Há cravos em meu jardim...
PUBLICAÇÃO
sábado, 27 de abril de 2024
João dos Santos Gomes Filho, advogado
Em 25 de abril comemoramos, nós portugueses e também os democratas outros do mundo todo, o cinquentenário (meio século baby) da revolução dos cravos (1974), que é o apelido magnífico que se dá a revolução portuguesa, que atirou ao lixo da história a ditadura salazarista.
O apelido se deve ao inusitado congraçamento que se deu entre o cidadão revolucionário português com os instrumentos de repressão (polícia e exército) do estado ditatorial, naquilo que durante a ocupação de suas ruas, os lusitanos se multiplicaram na entrega de flores (ei-lo, o cravo) aos soldados repressores.
Há inúmeros registros (fotográficos e em vídeos) de soldados com flores (cravos) espetadas em seus rifles, engatadas em suas orelhas, em suas mãos, seus bolsos, na cinta e até nos veículos táticos que ocuparam as ruas – no que pergunto: ‘Quantas ruas tem Lisboa’, Amália?
Deveras, os patrícios portugueses fizeram sua revolução sem qualquer derramamento de sangue e isso, por si só, é extraordinário. Ademais e para felicidade de um mundo ainda e então prisioneiro da guerra fria, literalmente demonstraram a possibilidade da flor vencer o canhão.
Para além da grandeza telúrica e metafórica (a um só tempo) das flores que substituem os disparos, de lembrar que a história registra, naquilo que o soldado português se recusou a abater o seu irmão de infortúnio.
Não tenho intenção, aqui e agora, de falar uma linha do ditador execrável (Salazar), mas sim de um povo que abraçou a ideia de liberdade e soube combater o aparato de repressão distribuindo flores.
Há demasiada beleza e gigantesca inteligência nessa ação, suposto que as democracias não são resgatadas (ao menos não deveriam ser) para, no instante subsequente, se impregnarem de elementos repressivos que (ainda por caminhos diversos) sigam o rastro da morte.
Em Portugal, no 25 de abril de 1974, literalmente as flores venceram o canhão!

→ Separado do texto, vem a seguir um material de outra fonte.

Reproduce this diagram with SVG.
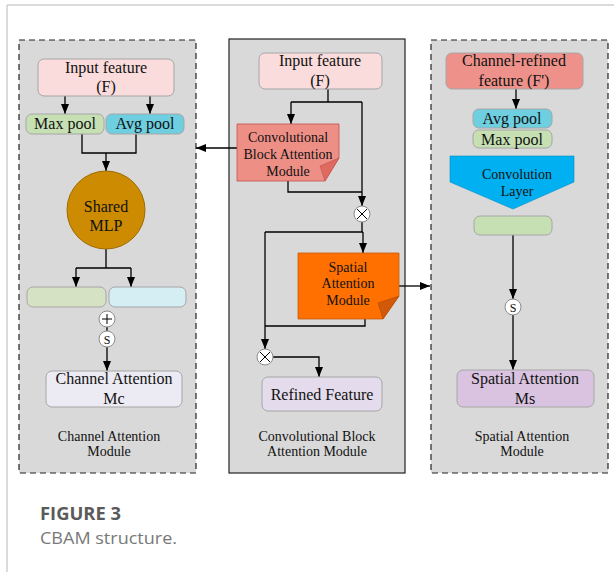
<svg xmlns="http://www.w3.org/2000/svg" width="614" height="572" viewBox="0 0 614 572">
<defs>
<marker id="ah" markerUnits="userSpaceOnUse" markerWidth="10" markerHeight="8" refX="10" refY="4" orient="auto"><path d="M0,0 L10,4 L0,8 z" fill="#000"/></marker>
<style>
.t{font-family:"Liberation Serif","Times New Roman",serif;fill:#111;text-anchor:middle}
.f16{font-size:16px}.f14{font-size:14px}.f13{font-size:14px}
.box{stroke:#a6a6a6;stroke-width:1}
.ln{fill:none;stroke:#000;stroke-width:1.3}
.ar{fill:none;stroke:#000;stroke-width:1.3;marker-end:url(#ah)}
.op{fill:#fff;stroke:#8c8c8c;stroke-width:1}
.panel{fill:#d9d9d9;stroke:#222;stroke-width:1.2}
</style>
</defs>
<rect width="614" height="572" fill="#fff"/>
<path d="M7,5 H614 M7,5 V572" fill="none" stroke="#d0d0d0" stroke-width="1.5"/>

<g id="panel-channel">
<rect class="panel" x="19" y="40" width="177" height="433" stroke-dasharray="6,4"/>
<text class="t f13" x="109" y="441">Channel Attention</text>
<text class="t f13" x="109" y="456">Module</text>
</g>
<g id="panel-cbam">
<rect class="panel" x="229" y="39" width="176" height="434"/>
<text class="t f13" x="317" y="441">Convolutional Block</text>
<text class="t f13" x="317" y="456">Attention Module</text>
</g>
<g id="panel-spatial">
<rect class="panel" x="431" y="40" width="177" height="433" stroke-dasharray="6,4"/>
<text class="t f13" x="522" y="441">Spatial Attention</text>
<text class="t f13" x="522" y="456">Module</text>
</g>

<g id="connectors">
<path class="ar" d="M65,96 V114"/>
<path class="ar" d="M150,96 V114"/>
<path class="ln" d="M82,134 V153 H136 V134"/>
<path class="ar" d="M106,153 V171"/>
<path class="ln" d="M106,249 V268 M76,268 H131"/>
<path class="ar" d="M76,268 V287"/>
<path class="ar" d="M131,268 V287"/>
<path class="ln" d="M107,327 V331"/>
<path class="ar" d="M107,347 V371"/>

<path class="ln" d="M328,89 V102 M291,102 H362"/>
<path class="ar" d="M291,102 V124"/>
<path class="ar" d="M362,102 V206"/>
<path class="ln" d="M288,181 V192 H362"/>
<path class="ar" d="M237,148 H196"/>
<path class="ln" d="M362,222 V232 M265,232 H363"/>
<path class="ar" d="M363,232 V253"/>
<path class="ar" d="M265,232 V349"/>
<path class="ln" d="M365,319 V326 H265"/>
<path class="ar" d="M273,357 H319 V377"/>
<path class="ar" d="M399,286 H430"/>

<path class="ar" d="M516,89 V109"/>
<path class="ar" d="M513,235 V299"/>
<path class="ar" d="M513,315 V370"/>
</g>

<g id="c-input">
<rect class="box" x="38" y="59" width="136" height="37" rx="6" fill="#f9dcdb"/>
<text class="t f16" x="106" y="73">Input feature</text>
<text class="t f16" x="106" y="92">(F)</text>
</g>
<g id="c-maxpool">
<rect class="box" x="26" y="114" width="78" height="20" rx="6" fill="#c6e0b4"/>
<text class="t f16" x="65" y="129">Max pool</text>
</g>
<g id="c-avgpool">
<rect class="box" x="106" y="114" width="78" height="20" rx="6" fill="#6dcfe0"/>
<text class="t f16" x="145" y="129">Avg pool</text>
</g>
<g id="c-mlp">
<circle cx="106" cy="210" r="39" fill="#cc8b00" stroke="#9c6b00" stroke-width="1"/>
<text class="t f16" x="106" y="212">Shared</text>
<text class="t f16" x="106" y="231">MLP</text>
</g>
<g id="c-out1">
<rect class="box" x="27" y="287" width="79" height="20" rx="6" fill="#d5e3c4"/>
</g>
<g id="c-out2">
<rect class="box" x="109" y="287" width="77" height="20" rx="6" fill="#d4eef4"/>
</g>
<g id="c-plus">
<circle class="op" cx="107" cy="319" r="8"/>
<path d="M102,319 H112 M107,314 V324" stroke="#000" stroke-width="1"/>
</g>
<g id="c-sig">
<circle class="op" cx="107" cy="339" r="8"/>
<text class="t" x="107" y="343.5" font-size="12">S</text>
</g>
<g id="c-mc">
<rect class="box" x="46" y="371" width="136" height="36" rx="6" fill="#eceaf2"/>
<text class="t f16" x="114" y="384">Channel Attention</text>
<text class="t f16" x="114" y="404">Mc</text>
</g>

<g id="m-input">
<rect class="box" x="259" y="53" width="123" height="36" rx="6" fill="#f9dcdb"/>
<text class="t f16" x="320" y="66">Input feature</text>
<text class="t f16" x="320" y="86">(F)</text>
</g>
<g id="m-cbam">
<path d="M237,124 H339 V158 L325,181 H237 Z" fill="#ee8f86" stroke="#c0504d" stroke-width="0.8"/>
<path d="M339,158 L325,181 L320,166 Z" fill="#df6a60" stroke="#c0504d" stroke-width="0.6"/>
<text class="t f14" x="288" y="142">Convolutional</text>
<text class="t f14" x="288" y="159">Block Attention</text>
<text class="t f14" x="288" y="176">Module</text>
</g>
<g id="m-mul1">
<circle class="op" cx="362" cy="214" r="8"/>
<path d="M357,209 L367,219 M367,209 L357,219" stroke="#000" stroke-width="1"/>
</g>
<g id="m-spatial">
<path d="M298,253 H399 V296 L383,319 H298 Z" fill="#ff7000" stroke="#c55a11" stroke-width="0.8"/>
<path d="M399,296 L383,319 L378,303 Z" fill="#d05a0a" stroke="#b04a00" stroke-width="0.6"/>
<text class="t f14" x="348" y="272">Spatial</text>
<text class="t f14" x="348" y="288">Attention</text>
<text class="t f14" x="348" y="305">Module</text>
</g>
<g id="m-mul2">
<circle class="op" cx="265" cy="357" r="8"/>
<path d="M260,352 L270,362 M270,352 L260,362" stroke="#000" stroke-width="1"/>
</g>
<g id="m-refined">
<rect class="box" x="262" y="377" width="120" height="34" rx="6" fill="#e4dcec"/>
<text class="t f16" x="322" y="400">Refined Feature</text>
</g>

<g id="s-input">
<rect class="box" x="446" y="53" width="137" height="36" rx="6" fill="#ee918a"/>
<text class="t f16" x="514" y="66">Channel-refined</text>
<text class="t f16" x="514" y="86">feature (F')</text>
</g>
<g id="s-avgpool">
<rect class="box" x="473" y="109" width="79" height="19" rx="6" fill="#6dcfe0"/>
<text class="t f16" x="512" y="124">Avg pool</text>
</g>
<g id="s-maxpool">
<rect class="box" x="473" y="130" width="79" height="18" rx="6" fill="#c6e0b4"/>
<text class="t f16" x="512" y="145">Max pool</text>
</g>
<g id="s-conv">
<path d="M450,156 H574 V182 L513,209 L450,182 Z" fill="#00b0f0" stroke="#0090c8" stroke-width="0.6"/>
<text class="t f14" x="517" y="179">Convolution</text>
<text class="t f14" x="517" y="196">Layer</text>
</g>
<g id="s-feat">
<rect class="box" x="474" y="216" width="78" height="19" rx="6" fill="#c6e0b4"/>
</g>
<g id="s-sig">
<circle class="op" cx="513" cy="307" r="8"/>
<text class="t" x="513" y="311.5" font-size="12">S</text>
</g>
<g id="s-ms">
<rect class="box" x="457" y="370" width="137" height="37" rx="6" fill="#d9c3e0"/>
<text class="t f16" x="525" y="384">Spatial Attention</text>
<text class="t f16" x="525" y="404">Ms</text>
</g>

<g id="caption">
<text x="40" y="520" font-family="'Open Sans',sans-serif" font-size="17" font-weight="bold" fill="#5a5a5a" textLength="81" lengthAdjust="spacingAndGlyphs">FIGURE 3</text>
<text x="40" y="544" font-family="'Open Sans',sans-serif" font-size="16.5" fill="#787878" textLength="137" lengthAdjust="spacingAndGlyphs">CBAM structure.</text>
</g>
</svg>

Demais disso, importante lembrar que a ditadura salazarista se deve ao golpe militar de maio de 1926, que desaguou na eleição presidencial de Oscar Carmona em 1928. Durante seu mandato Carmona instituiu um regime (Estado Novo) de viés fascista, lastro nefasto da Constituição de 1933, que alavancou salazar ao poder.
O ditador perdurou até 1968 quando, ao cair de uma cadeira, sofreu severa lesão cerebral, sendo substituído por Marcello Caetano, que governou ilegitimamente até ser deposto no 25 de abril de 1974 – data oficial da metáfora vandreliana, onde a flor vence o canhão.
O fascismo imposto pelo estado novo português atravessou quatro décadas, causando dor e desilusão, esparramando sangue lusitano no solo abençoado de além-mar. A vida, nas décadas de ditadura, se perdeu em morte e tortura – enfim tangidas com a revolução dos cravos.
É de se admirar, portanto, um povo que faça a própria história pelo viés circunstancial de lutar pela redemocratização com as flores de abril. Isso dá medida (grandiloquente) da paixão de uma gente que, por tristeza, perdeu o medo.
Eram outros os tempos. A noite era jovem (não tanto) e nossas angústias revelavam as cicatrizes do malmequer, enquanto uma gente tangida por quatro décadas de mais uma das muitas ditaduras pelo mundo, ousou tomar o próprio destino às mãos...
Vou sempre lembrar a grandeza do povo português, até porque confesso minha dependência literária de Camões, Fernando Pessoa, Sá Carneiro, Florbela Espanca e, principalmente, de um moçambicano que escreve em língua portuguesa (Mia Couto).
Uma gente tão urgente que me encanta, naquilo que reproduz beleza e edifica metáforas fatalistas e históricas por meus dias de vivência. Isso é mais do que tenho vivido em circunstâncias desenhadas pelo cotidiano de além-mar.
Assim e por tudo que a vida me concedeu, não posso deixar o 25 de abril passar em brancas nuvens, ainda que o céu teime em estar gris por aqui, na conta da disputa civilizatória que as demandas do capital impõem ao nosso viés cotidiano.
Salve, então, no 25 de abril o altivo povo português que, para além de Manuel Joaquim, legou a grandeza de ‘corações de sereno jeito’, onde há ‘distância entre intenção e gesto’, suposto que, ‘se a sentença se anuncia bruta, mais que depressa a mão cega executa, pois que senão o coração perdoa’.
Tristes trópicos. Saudade Pai – de você e de Trás os Montes!